Can I eat baking powder?
Can I mix it now? Is it my turn?
Can I watch “How to train my dragon 1 or 2 now?”
Can I watch Paw Patrol now?
Can I have chocolate?
Can I bring Mrs. Sweetman a waffle? (Enough with the damn WAFFLES!)
Can we play Lego?
Can we play Paw Patrol, Dragons, hide and seek?
Can we build a cave?
Can I have pasta and salmon/meat sauce for lunch/supper?
Can we go for Pho?
Can we go for Sushi?
Can we paint afterward?
Can I look at your book?
Mommy, are you writing your book?
Can we go to the bookstore? (ANYTIME!!!!, he knows me too well)
Tell me who makes you so happy when you text/talk on the phone! 😀
Can we call Oma and Opa in Germany?
Can we meet Judith and Keith? (Oma and Opa in Canada)
What time is lunch?
What is time?
Can I text your friend who makes you happy? What are emojis?
Can we go running together? (He is on his bike and I run next to him trying to work out)
Can I watch Dr. Seuss on your phone? (Out with my friend Judith for ice cream)
Can I have chocolate ice cream for lunch?
Can I have apple juice?
Can I do a magic trick for you?
Can I take my bow and arrow/slingshot/stick on the walk?
Can we go to Cabelas?
Can I wear your coat?
Can I come to your school? Where are my mittens?
Can I put my mittens in your purse? And my hat? And my scarf?
Do you have anything to drink/eat? (While at the bookstore or anywhere really)

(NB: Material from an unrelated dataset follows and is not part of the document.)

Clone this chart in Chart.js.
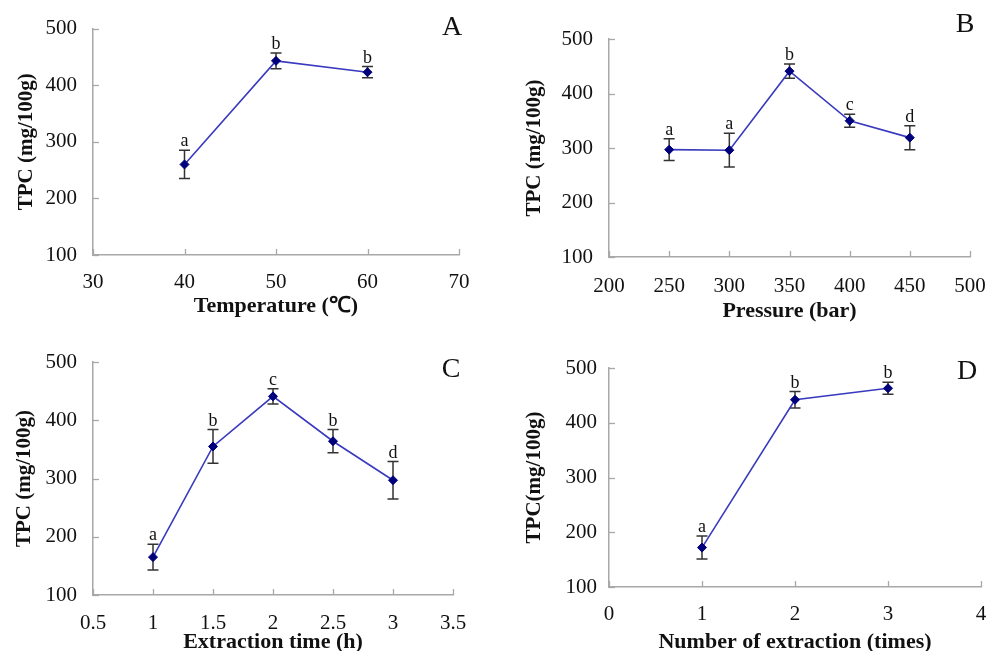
<!DOCTYPE html>
<html>
<head>
<meta charset="utf-8">
<script src="https://cdn.jsdelivr.net/npm/chart.js@4.4.1/dist/chart.umd.min.js"></script>
<style>
html,body{margin:0;padding:0;background:#fff;width:987px;height:651px;overflow:hidden;position:relative;}
canvas{position:absolute;}
</style>
</head>
<body>
<canvas id="cA"></canvas>
<canvas id="cB"></canvas>
<canvas id="cC"></canvas>
<canvas id="cD"></canvas>
<script>
// ---------- DATA ----------
// Panel A: temperature
const tempX = [40, 50, 60];
const tempY = [260, 443, 423];
const tempErr = [25, 14, 10];
const tempLetters = ['a', 'b', 'b'];
// Panel B: pressure
const pressX = [250, 300, 350, 400, 450];
const pressY = [297, 296, 441, 350, 319];
const pressErr = [20, 31, 13, 12, 22];
const pressLetters = ['a', 'a', 'b', 'c', 'd'];
// Panel C: extraction time
const timeX = [1, 1.5, 2, 2.5, 3];
const timeY = [165, 355, 441, 364, 297];
const timeErr = [22, 29, 13, 20, 32];
const timeLetters = ['a', 'b', 'c', 'b', 'd'];
// Panel D: number of extraction
const numX = [1, 2, 3];
const numY = [172, 442, 463];
const numErr = [21, 15, 11];
const numLetters = ['a', 'b', 'b'];

// axis ranges / labels
const yRange = {min: 100, max: 500, step: 100};
const tempRange = {min: 30, max: 70, step: 10};
const pressRange = {min: 200, max: 500, step: 50};
const timeRange = {min: 0.5, max: 3.5, step: 0.5};
const numRange = {min: 0, max: 4, step: 1};
const yTitleA = 'TPC (mg/100g)';
const yTitleD = 'TPC(mg/100g)';
const xTitles = ['Temperature (\u2103)', 'Pressure (bar)', 'Extraction time (h)', 'Number of extraction (times)'];
const panelLabels = ['A', 'B', 'C', 'D'];

// ---------- RENDER ----------
const FONT = "'Liberation Serif','Times New Roman',serif";
const AXIS_COLOR = '#a8a8a8';

const decoPlugin = {
  id: 'deco',
  beforeDatasetsDraw(chart, args, o) {
    const ctx = chart.ctx, xs = chart.scales.x, ys = chart.scales.y;
    ctx.save();
    // inward tick marks
    ctx.strokeStyle = AXIS_COLOR; ctx.lineWidth = 1.3;
    xs.ticks.forEach(t => {
      const px = Math.round(xs.getPixelForValue(t.value)) + 0.5;
      ctx.beginPath(); ctx.moveTo(px, ys.bottom); ctx.lineTo(px, ys.bottom - 6); ctx.stroke();
    });
    ys.ticks.forEach(t => {
      const py = Math.round(ys.getPixelForValue(t.value)) + 0.5;
      ctx.beginPath(); ctx.moveTo(xs.left, py); ctx.lineTo(xs.left + 6, py); ctx.stroke();
    });
    // error bars
    const ds = chart.data.datasets[0].data;
    ctx.strokeStyle = '#333'; ctx.lineWidth = 1.5;
    ds.forEach((p, i) => {
      const px = xs.getPixelForValue(p.x);
      const top = ys.getPixelForValue(p.y + o.err[i]);
      const bot = ys.getPixelForValue(p.y - o.err[i]);
      ctx.beginPath();
      ctx.moveTo(px, top); ctx.lineTo(px, bot);
      ctx.moveTo(px - 5.5, top); ctx.lineTo(px + 5.5, top);
      ctx.moveTo(px - 5.5, bot); ctx.lineTo(px + 5.5, bot);
      ctx.stroke();
    });
    ctx.restore();
  },
  afterDatasetsDraw(chart, args, o) {
    const ctx = chart.ctx, xs = chart.scales.x, ys = chart.scales.y;
    const ds = chart.data.datasets[0].data;
    ctx.save();
    ctx.fillStyle = '#111';
    ctx.font = '18px ' + FONT;
    ctx.textAlign = 'center'; ctx.textBaseline = 'alphabetic';
    ds.forEach((p, i) => {
      const px = xs.getPixelForValue(p.x);
      const top = ys.getPixelForValue(p.y + o.err[i]);
      ctx.fillText(o.letters[i], px, top - 4);
    });
    ctx.font = '28px ' + FONT;
    ctx.textBaseline = 'middle';
    ctx.fillText(o.panel, o.panelPos[0], o.panelPos[1]);
    ctx.restore();
  }
};

function makePanel(id, rect, area, xr, xs, ys, letters, err, xTitle, yTitle, panel, panelPos, pads) {
  const cv = document.getElementById(id);
  cv.width = rect.w; cv.height = rect.h;
  cv.style.left = rect.x + 'px'; cv.style.top = rect.y + 'px';
  cv.style.width = rect.w + 'px'; cv.style.height = rect.h + 'px';
  const yWidth = area.l - rect.x;
  const xHeight = rect.y + rect.h - area.b;
  const data = xs.map((v, i) => ({x: v, y: ys[i]}));
  new Chart(cv, {
    type: 'line',
    data: {datasets: [{
      data: data,
      borderColor: '#3a3abf',
      borderWidth: 1.6,
      pointStyle: 'rectRot',
      pointRadius: 4.5,
      pointBackgroundColor: '#00007a',
      pointBorderColor: '#00007a',
      pointBorderWidth: 1,
      tension: 0,
      fill: false
    }]},
    options: {
      responsive: false,
      animation: false,
      devicePixelRatio: 1,
      layout: {padding: {left: 0, top: area.t - rect.y, right: rect.x + rect.w - area.r, bottom: 0}},
      plugins: {
        legend: {display: false},
        tooltip: {enabled: false},
        deco: {err: err, letters: letters, panel: panel, panelPos: panelPos}
      },
      scales: {
        x: {
          type: 'linear', position: 'bottom',
          min: xr.min, max: xr.max,
          grid: {display: false, drawTicks: false},
          border: {display: true, color: AXIS_COLOR, width: 1.5},
          ticks: {stepSize: xr.step, color: '#111', font: {family: FONT, size: 21}, padding: pads.xt, maxRotation: 0, autoSkip: false,
                  callback: v => String(v)},
          title: {display: true, text: xTitle, color: '#111', font: {family: FONT, size: 22, weight: 'bold'}, padding: {top: 0, bottom: pads.xtitle}},
          afterFit: s => { s.height = xHeight; }
        },
        y: {
          type: 'linear', position: 'left',
          min: yRange.min, max: yRange.max,
          grid: {display: false, drawTicks: false},
          border: {display: true, color: AXIS_COLOR, width: 1.5},
          ticks: {stepSize: yRange.step, color: '#111', font: {family: FONT, size: 21}, padding: pads.yt},
          title: {display: true, text: yTitle, color: '#111', font: {family: FONT, size: 21, weight: 'bold'}, padding: {top: pads.ytitle, bottom: 0}},
          afterFit: s => { s.width = yWidth; }
        }
      }
    },
    plugins: [decoPlugin]
  });
}

makePanel('cA', {x: 0, y: 0, w: 490, h: 325}, {l: 93, t: 24, r: 459, b: 255},
  tempRange, tempX, tempY, tempLetters, tempErr, xTitles[0], yTitleA, panelLabels[0], [452, 28],
  {xt: 15, xtitle: 5, yt: 16, ytitle: 14});
makePanel('cB', {x: 500, y: 0, w: 520, h: 325}, {l: 609, t: 39, r: 970, b: 257},
  pressRange, pressX, pressY, pressLetters, pressErr, xTitles[1], yTitleA, panelLabels[1], [465, 25],
  {xt: 17, xtitle: 0, yt: 16, ytitle: 22});
makePanel('cC', {x: 0, y: 325, w: 490, h: 340}, {l: 93, t: 362, r: 453, b: 595},
  timeRange, timeX, timeY, timeLetters, timeErr, xTitles[2], yTitleA, panelLabels[2], [451, 45],
  {xt: 16, xtitle: 9, yt: 16, ytitle: 12});
makePanel('cD', {x: 500, y: 325, w: 520, h: 340}, {l: 609, t: 368, r: 981, b: 587},
  numRange, numX, numY, numLetters, numErr, xTitles[3], yTitleD, panelLabels[3], [467, 47],
  {xt: 15, xtitle: 9, yt: 12, ytitle: 22});
</script>
</body>
</html>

Can I have my mittens back?
Can you hold my bow and arrow?
Can you hand me my boots?
Can you button my sweater?
Can you help me with my shoelaces?
Can I have french fries for supper?
Can we play after supper?
Can I leave the table? (this one is actually cool)
May I be excused? (and so is this one!)
Are you done with your food, mommy?
Why do you like salad so much?
Why is pepper so spicy?
Can I sleep in my jeans?
Can I take my books to bed because I still have to study?
Do I have to go to bed NOW?
Just ONE MORE EPISODE, then bed!
Can you read something to me?
One more chapter?
Can I show you my artwork?
Do I have to sleep now?
Do I have to go to school tomorrow?
Can I cuddle with you tomorrow?
Can I keep my lights on?
Can I listen to Benjamin Blümchen?
What are we going to do tomorrow, mommy?